* Source data
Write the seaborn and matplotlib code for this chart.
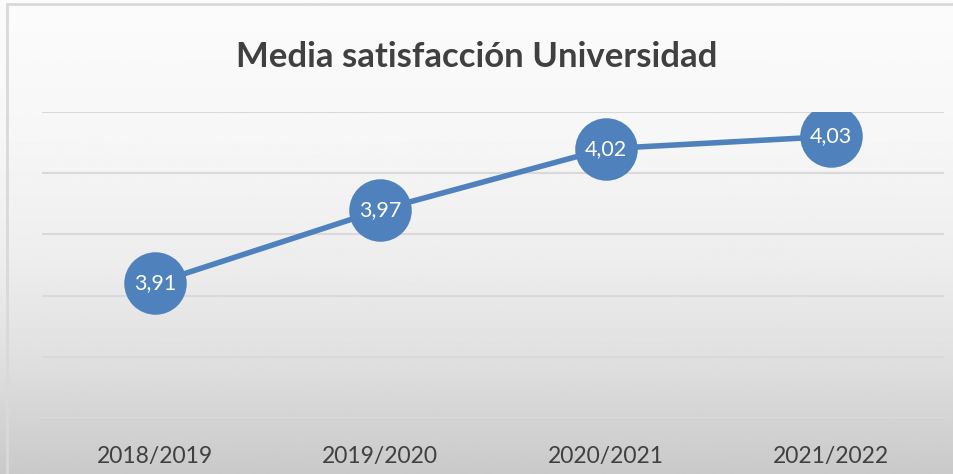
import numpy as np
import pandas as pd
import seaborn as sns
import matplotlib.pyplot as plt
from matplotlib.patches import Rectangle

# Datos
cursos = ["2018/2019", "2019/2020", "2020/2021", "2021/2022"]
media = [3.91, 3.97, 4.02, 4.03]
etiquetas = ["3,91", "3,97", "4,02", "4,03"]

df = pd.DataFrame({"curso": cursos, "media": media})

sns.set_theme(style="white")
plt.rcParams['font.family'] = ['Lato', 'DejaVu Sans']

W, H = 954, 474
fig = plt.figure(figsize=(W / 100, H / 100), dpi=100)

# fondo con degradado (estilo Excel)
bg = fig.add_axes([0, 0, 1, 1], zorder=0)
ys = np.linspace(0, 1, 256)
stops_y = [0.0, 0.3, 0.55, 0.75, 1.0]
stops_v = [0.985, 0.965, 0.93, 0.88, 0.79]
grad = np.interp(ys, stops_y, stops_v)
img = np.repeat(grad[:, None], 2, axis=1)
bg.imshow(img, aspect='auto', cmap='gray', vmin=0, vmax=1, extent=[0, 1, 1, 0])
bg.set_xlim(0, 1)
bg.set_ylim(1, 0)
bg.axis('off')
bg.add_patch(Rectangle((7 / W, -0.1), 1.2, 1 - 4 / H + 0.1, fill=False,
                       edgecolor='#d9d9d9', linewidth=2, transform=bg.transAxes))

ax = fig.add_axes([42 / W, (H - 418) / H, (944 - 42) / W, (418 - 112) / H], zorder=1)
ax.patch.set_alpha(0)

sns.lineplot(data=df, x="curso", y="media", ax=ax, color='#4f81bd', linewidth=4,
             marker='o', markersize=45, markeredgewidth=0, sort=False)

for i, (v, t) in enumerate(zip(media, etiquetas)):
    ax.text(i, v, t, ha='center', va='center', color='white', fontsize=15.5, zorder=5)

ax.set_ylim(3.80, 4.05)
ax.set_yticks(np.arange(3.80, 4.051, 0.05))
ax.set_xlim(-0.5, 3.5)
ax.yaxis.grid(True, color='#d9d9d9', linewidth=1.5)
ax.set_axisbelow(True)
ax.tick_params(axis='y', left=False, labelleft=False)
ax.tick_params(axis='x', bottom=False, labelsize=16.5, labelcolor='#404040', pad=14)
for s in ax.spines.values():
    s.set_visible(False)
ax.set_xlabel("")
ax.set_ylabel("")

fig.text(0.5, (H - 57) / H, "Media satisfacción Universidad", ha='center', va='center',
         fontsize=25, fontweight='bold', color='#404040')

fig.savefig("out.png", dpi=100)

* What you will do
Copy every line of the data word for word, omitting the images.

* Written solution
Write the seaborn and matplotlib code for this chart.
import numpy as np
import pandas as pd
import seaborn as sns
import matplotlib.pyplot as plt
from matplotlib.patches import Rectangle

# Datos
cursos = ["2018/2019", "2019/2020", "2020/2021", "2021/2022"]
media = [3.91, 3.97, 4.02, 4.03]
etiquetas = ["3,91", "3,97", "4,02", "4,03"]

df = pd.DataFrame({"curso": cursos, "media": media})

sns.set_theme(style="white")
plt.rcParams['font.family'] = ['Lato', 'DejaVu Sans']

W, H = 954, 474
fig = plt.figure(figsize=(W / 100, H / 100), dpi=100)

# fondo con degradado (estilo Excel)
bg = fig.add_axes([0, 0, 1, 1], zorder=0)
ys = np.linspace(0, 1, 256)
stops_y = [0.0, 0.3, 0.55, 0.75, 1.0]
stops_v = [0.985, 0.965, 0.93, 0.88, 0.79]
grad = np.interp(ys, stops_y, stops_v)
img = np.repeat(grad[:, None], 2, axis=1)
bg.imshow(img, aspect='auto', cmap='gray', vmin=0, vmax=1, extent=[0, 1, 1, 0])
bg.set_xlim(0, 1)
bg.set_ylim(1, 0)
bg.axis('off')
bg.add_patch(Rectangle((7 / W, -0.1), 1.2, 1 - 4 / H + 0.1, fill=False,
                       edgecolor='#d9d9d9', linewidth=2, transform=bg.transAxes))

ax = fig.add_axes([42 / W, (H - 418) / H, (944 - 42) / W, (418 - 112) / H], zorder=1)
ax.patch.set_alpha(0)

sns.lineplot(data=df, x="curso", y="media", ax=ax, color='#4f81bd', linewidth=4,
             marker='o', markersize=45, markeredgewidth=0, sort=False)

for i, (v, t) in enumerate(zip(media, etiquetas)):
    ax.text(i, v, t, ha='center', va='center', color='white', fontsize=15.5, zorder=5)

ax.set_ylim(3.80, 4.05)
ax.set_yticks(np.arange(3.80, 4.051, 0.05))
ax.set_xlim(-0.5, 3.5)
ax.yaxis.grid(True, color='#d9d9d9', linewidth=1.5)
ax.set_axisbelow(True)
ax.tick_params(axis='y', left=False, labelleft=False)
ax.tick_params(axis='x', bottom=False, labelsize=16.5, labelcolor='#404040', pad=14)
for s in ax.spines.values():
    s.set_visible(False)
ax.set_xlabel("")
ax.set_ylabel("")

fig.text(0.5, (H - 57) / H, "Media satisfacción Universidad", ha='center', va='center',
         fontsize=25, fontweight='bold', color='#404040')

fig.savefig("out.png", dpi=100)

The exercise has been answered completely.